## Stated task
In the listing below, locate the lines bearing the word "Reproduce". Copy every one of them.

## Dataset excerpts
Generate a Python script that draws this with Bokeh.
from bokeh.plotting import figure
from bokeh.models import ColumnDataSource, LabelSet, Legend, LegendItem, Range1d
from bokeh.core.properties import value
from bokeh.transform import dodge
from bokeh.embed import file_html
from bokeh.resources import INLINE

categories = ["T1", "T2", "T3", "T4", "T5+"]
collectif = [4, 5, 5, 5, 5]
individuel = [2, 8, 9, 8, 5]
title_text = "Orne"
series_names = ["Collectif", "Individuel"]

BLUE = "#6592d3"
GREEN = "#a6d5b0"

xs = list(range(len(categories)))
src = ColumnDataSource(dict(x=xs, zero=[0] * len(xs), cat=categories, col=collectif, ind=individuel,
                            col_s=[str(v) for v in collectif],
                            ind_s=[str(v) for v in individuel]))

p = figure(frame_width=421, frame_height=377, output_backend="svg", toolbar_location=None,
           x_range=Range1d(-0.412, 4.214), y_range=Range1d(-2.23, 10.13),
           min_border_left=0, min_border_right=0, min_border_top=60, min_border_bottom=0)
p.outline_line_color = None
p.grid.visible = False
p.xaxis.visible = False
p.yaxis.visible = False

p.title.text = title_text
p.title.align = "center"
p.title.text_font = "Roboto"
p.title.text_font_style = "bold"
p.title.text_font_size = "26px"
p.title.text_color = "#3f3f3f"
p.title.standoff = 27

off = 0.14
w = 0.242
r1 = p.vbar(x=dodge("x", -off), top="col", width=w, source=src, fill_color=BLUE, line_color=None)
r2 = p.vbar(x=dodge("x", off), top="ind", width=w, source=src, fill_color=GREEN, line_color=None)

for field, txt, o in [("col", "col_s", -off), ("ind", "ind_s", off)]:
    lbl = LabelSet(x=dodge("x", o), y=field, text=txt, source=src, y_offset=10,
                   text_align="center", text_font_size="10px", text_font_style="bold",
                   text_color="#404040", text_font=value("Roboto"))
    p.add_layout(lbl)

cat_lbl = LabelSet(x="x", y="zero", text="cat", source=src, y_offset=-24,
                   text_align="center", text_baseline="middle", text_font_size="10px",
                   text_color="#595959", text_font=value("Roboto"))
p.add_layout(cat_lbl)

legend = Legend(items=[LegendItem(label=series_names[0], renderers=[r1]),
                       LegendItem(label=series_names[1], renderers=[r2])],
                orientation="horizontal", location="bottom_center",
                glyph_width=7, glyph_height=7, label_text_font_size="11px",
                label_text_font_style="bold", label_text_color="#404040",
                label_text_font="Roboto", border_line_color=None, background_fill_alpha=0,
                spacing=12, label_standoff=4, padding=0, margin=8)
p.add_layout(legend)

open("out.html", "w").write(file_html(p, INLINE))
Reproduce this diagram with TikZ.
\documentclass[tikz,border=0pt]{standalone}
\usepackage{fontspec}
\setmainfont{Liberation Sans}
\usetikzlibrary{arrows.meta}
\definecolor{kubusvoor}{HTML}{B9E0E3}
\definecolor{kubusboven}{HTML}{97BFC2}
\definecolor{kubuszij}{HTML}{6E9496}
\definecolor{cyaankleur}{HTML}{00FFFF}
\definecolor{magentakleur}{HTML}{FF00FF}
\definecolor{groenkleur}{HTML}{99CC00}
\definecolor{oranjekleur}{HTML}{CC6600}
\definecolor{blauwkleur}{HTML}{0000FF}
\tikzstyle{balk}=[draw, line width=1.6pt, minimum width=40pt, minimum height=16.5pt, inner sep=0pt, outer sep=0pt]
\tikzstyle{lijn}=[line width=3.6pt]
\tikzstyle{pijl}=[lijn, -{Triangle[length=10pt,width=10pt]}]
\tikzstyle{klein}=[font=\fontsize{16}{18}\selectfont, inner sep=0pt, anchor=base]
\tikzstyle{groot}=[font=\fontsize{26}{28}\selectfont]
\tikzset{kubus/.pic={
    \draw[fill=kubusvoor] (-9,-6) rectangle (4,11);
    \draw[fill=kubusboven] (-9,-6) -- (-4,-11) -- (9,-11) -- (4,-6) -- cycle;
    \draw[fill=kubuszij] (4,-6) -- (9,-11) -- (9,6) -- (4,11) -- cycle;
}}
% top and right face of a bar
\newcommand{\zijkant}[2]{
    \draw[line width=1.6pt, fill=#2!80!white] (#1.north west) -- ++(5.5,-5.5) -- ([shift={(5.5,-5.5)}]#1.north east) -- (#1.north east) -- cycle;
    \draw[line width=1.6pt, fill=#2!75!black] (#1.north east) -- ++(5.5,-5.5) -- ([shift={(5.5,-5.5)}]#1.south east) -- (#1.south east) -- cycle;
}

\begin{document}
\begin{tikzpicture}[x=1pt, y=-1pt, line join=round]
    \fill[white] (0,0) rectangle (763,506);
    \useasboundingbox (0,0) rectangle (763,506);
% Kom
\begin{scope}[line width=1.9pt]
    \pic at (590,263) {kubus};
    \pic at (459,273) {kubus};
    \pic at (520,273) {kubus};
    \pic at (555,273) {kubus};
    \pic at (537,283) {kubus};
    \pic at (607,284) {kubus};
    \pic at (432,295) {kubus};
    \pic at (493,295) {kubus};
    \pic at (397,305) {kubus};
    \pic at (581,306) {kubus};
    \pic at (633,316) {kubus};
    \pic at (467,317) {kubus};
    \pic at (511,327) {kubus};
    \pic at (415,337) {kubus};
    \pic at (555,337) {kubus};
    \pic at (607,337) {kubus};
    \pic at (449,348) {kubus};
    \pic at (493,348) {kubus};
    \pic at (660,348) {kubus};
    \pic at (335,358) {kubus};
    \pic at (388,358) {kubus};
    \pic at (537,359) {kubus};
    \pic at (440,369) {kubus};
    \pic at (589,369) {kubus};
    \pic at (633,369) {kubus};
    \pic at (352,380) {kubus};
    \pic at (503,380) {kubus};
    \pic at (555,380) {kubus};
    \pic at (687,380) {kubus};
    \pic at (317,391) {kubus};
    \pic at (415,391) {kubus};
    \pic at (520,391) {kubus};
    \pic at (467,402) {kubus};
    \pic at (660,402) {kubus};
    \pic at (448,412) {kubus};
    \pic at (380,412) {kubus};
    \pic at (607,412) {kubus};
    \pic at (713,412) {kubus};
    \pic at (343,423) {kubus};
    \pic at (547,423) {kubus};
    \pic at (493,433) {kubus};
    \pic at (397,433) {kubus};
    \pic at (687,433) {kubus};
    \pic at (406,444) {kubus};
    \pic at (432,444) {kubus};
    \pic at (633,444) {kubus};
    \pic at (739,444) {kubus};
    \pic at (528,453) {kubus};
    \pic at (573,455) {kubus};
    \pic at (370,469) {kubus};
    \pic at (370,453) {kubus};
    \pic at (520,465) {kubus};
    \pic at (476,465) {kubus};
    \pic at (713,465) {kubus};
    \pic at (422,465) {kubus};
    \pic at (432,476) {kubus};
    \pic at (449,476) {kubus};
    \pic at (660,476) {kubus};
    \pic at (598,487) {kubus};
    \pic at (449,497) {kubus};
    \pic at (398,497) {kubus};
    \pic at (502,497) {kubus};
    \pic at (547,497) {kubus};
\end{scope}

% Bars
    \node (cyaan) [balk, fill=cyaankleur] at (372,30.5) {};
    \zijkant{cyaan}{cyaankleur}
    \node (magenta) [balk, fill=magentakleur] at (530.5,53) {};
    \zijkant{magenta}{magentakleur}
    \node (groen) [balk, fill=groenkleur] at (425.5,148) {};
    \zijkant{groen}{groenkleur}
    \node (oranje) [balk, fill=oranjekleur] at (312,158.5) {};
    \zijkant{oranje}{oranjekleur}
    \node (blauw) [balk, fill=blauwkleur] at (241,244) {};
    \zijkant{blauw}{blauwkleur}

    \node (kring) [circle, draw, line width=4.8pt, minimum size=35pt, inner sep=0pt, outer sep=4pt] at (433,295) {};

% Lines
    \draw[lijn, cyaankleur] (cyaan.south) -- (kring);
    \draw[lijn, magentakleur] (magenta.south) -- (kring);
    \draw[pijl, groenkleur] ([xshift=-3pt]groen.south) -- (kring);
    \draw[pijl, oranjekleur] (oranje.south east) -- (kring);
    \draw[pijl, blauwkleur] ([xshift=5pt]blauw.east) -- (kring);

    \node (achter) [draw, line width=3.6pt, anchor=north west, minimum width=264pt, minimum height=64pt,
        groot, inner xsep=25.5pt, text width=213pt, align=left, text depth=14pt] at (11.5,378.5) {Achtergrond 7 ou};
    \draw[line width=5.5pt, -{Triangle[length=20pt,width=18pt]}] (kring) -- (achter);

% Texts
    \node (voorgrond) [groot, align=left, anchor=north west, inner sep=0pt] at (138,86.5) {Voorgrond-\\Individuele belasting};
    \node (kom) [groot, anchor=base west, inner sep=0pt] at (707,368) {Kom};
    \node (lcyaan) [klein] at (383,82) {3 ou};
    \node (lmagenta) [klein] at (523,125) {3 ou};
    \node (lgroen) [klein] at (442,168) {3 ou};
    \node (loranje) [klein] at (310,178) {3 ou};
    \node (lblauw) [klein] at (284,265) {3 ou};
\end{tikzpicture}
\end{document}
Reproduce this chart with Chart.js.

## Output
Reproduce this diagram with TikZ.
Reproduce this chart with Chart.js.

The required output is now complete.